Posterior neck pain is referred as pain occurred at the base of the skull. Neck pain typically causes stiff neck muscles or pain that moves down an arm or up into the head, and other symptoms are possible. Muscles may ache or feel rigid. Some people feel weakness in the shoulders and arms, or even a stabbing pain in the fingers due to posterior neck pain. Symptoms may only be of moderate nature, however, under certain circumstances, pain can get worse. It is reported by the American Chiropractic Association, ACA, that injury, spinal stenosis, improper posture, weak abdominal muscles, degenerative disc disease, osteoarthritis, and obesity are the major causes of neck pain.

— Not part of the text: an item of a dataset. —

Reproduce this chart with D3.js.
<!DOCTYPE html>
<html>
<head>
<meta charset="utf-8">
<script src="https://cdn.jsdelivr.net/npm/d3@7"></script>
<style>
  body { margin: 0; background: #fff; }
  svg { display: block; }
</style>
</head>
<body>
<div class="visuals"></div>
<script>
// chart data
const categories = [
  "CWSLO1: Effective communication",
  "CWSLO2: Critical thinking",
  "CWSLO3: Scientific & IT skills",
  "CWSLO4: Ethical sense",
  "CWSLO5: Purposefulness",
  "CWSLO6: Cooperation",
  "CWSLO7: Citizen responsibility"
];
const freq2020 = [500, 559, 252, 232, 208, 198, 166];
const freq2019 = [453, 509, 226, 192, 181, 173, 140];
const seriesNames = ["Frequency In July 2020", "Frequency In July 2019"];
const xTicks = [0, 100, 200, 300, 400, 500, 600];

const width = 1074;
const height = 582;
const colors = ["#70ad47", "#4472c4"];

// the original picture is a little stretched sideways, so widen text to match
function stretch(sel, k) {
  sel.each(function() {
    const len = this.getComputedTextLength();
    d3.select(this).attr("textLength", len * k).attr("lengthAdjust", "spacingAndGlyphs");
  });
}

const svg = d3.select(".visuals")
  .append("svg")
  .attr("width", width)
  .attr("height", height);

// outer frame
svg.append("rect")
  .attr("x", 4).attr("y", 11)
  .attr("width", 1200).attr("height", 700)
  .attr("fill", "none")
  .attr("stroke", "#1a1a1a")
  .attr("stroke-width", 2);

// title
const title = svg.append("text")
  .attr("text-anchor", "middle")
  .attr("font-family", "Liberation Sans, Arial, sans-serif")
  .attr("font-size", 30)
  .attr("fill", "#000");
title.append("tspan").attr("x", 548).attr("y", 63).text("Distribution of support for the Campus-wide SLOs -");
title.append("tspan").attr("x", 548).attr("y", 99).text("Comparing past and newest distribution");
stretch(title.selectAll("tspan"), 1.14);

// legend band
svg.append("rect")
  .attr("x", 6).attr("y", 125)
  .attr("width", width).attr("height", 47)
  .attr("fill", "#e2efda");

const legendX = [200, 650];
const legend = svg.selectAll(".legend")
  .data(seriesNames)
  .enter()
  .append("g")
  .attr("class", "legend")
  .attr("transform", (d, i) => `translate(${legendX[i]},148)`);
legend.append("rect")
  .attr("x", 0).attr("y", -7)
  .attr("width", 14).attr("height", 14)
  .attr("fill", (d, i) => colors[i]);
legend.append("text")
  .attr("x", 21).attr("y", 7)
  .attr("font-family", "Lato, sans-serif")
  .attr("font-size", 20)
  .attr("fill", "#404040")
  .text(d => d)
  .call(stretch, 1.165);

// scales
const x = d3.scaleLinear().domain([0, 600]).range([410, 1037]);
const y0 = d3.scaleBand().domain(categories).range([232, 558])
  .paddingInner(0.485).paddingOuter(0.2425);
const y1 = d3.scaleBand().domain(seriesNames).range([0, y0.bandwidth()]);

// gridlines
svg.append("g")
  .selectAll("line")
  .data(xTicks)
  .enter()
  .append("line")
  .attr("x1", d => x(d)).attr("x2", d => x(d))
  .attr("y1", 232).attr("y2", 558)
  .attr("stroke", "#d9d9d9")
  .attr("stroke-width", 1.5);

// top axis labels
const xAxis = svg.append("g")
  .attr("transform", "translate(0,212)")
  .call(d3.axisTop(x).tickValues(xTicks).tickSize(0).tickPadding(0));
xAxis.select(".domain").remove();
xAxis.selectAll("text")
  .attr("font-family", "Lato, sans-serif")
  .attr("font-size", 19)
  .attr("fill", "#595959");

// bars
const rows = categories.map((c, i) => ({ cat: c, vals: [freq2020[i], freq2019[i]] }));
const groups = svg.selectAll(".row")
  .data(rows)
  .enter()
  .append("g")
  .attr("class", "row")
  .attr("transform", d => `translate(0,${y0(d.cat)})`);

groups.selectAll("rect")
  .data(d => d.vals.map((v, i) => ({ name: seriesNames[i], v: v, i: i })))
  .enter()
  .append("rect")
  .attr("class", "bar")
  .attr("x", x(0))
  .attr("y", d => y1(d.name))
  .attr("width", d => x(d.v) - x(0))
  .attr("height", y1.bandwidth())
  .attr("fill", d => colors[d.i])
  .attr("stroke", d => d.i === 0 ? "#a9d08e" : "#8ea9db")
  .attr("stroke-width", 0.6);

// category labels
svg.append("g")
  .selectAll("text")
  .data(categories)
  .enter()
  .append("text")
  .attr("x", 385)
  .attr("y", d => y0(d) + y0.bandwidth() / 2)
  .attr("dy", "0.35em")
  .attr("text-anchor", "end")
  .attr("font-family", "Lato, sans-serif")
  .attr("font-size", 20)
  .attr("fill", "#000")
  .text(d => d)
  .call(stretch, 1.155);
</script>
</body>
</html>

Abnormal posture of the head and neck can result in neck pain, which is the common cause of tension headaches. Headaches occur when the muscles in the neck compress some sensory and motor nerves. Gestures such as tilting the head forward and bending the back may exert a harmful influence on the neck muscles. It causes muscles in the front of the neck to become longer and those in the back become shorter. This causes muscles to get tight and exerts pressure on the occipital nerve. Any gesture such as raising the shoulder and leaning the head contracts and tightens the muscle that moves from your shoulder to your neck. So when you are looking at a monitor screen placed to the side or giving a call with a telephone between your neck and shoulder you neck may ache. But you can adjust your body posture by lying on your back and tucking your chin down and in. This extension will put muscles at the back of the neck at tension while strengthening the muscles in the front of the neck. Enhancing the strength of the abdominal area is a good option for neck pain resulting from rounded shoulders and a flexural spine. If the upper body, including the neck and head are not held by strong abdominal muscles, the muscles in the neck tighten. Obesity may also cause weakness of abdominal muscles, as the extra weight puts extra pressure on the back and neck resulting in pain.

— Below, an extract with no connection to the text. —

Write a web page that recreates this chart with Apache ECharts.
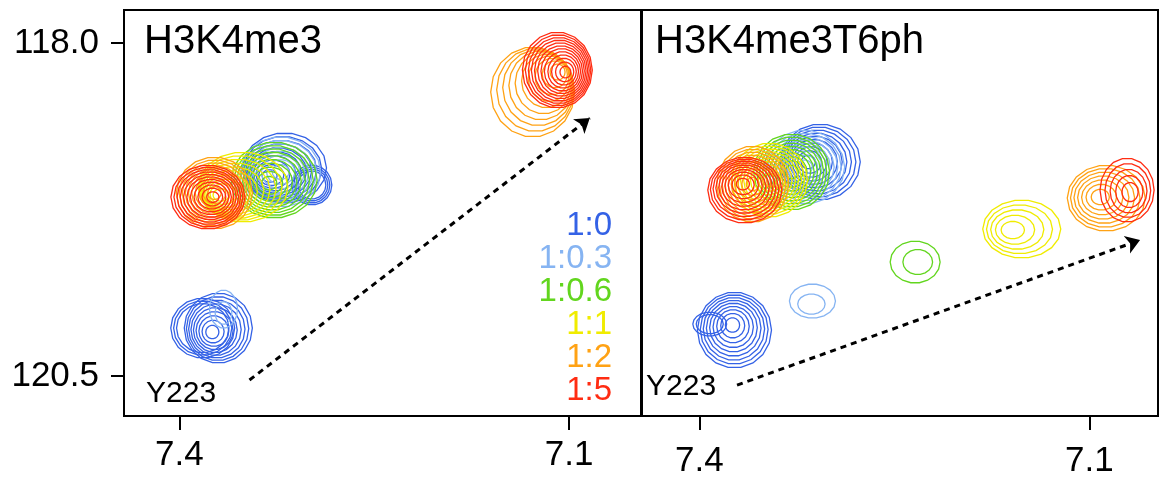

Both rheumatoid arthritis and osteoarthritis of the neck can lead to neck pain. The joints in the neck are susceptible to wear and tear during the aging process of people. In this case, people may feel neck rigidity, headaches, pain that moves into the arms, and muscle spasms in the neck. Rheumatoid arthritis can be relieved by rest and medication, which help to alleviate inflammation and pain. What’s more, physical therapy can be used to treat cervical spondylosis, or osteoarthritis of the neck. It may include heating, icing, stretching and strengthening exercises as well as correcting pose. Besides, pain-killing medications such as non-steroidal anti-inflammatory drugs are also very effective. Pain in the neck or back also give a signal that you develop spinal stenosis, a curved or narrowed spine often resulting from arthritis or other degenerative conditions deforming the spine.
Neck pain is often attributed to injury from a motor vehicle accident. Most people restore their health with time elapsing, but some individuals have been suffering from chronic neck pain ever since. In the case of whiplash, the head swerves to one direction, and then turns to the opposite direction as a result of great pull. The neck has to exceed its normal range of motion resulting in a neck sprain. This usually occurs when people are hit from behind by a vehicle. Common symptoms of whiplash includes: rigidity in the neck and the back of the head. Many people develop headaches as well. Pain occurs for nerves, muscles in the neck, discs, and ligaments are injured. Most people make a full recovery from whiplash; however, if muscles in the back of the neck are sprained, they may need a few months to obtain a comprehensive recovery.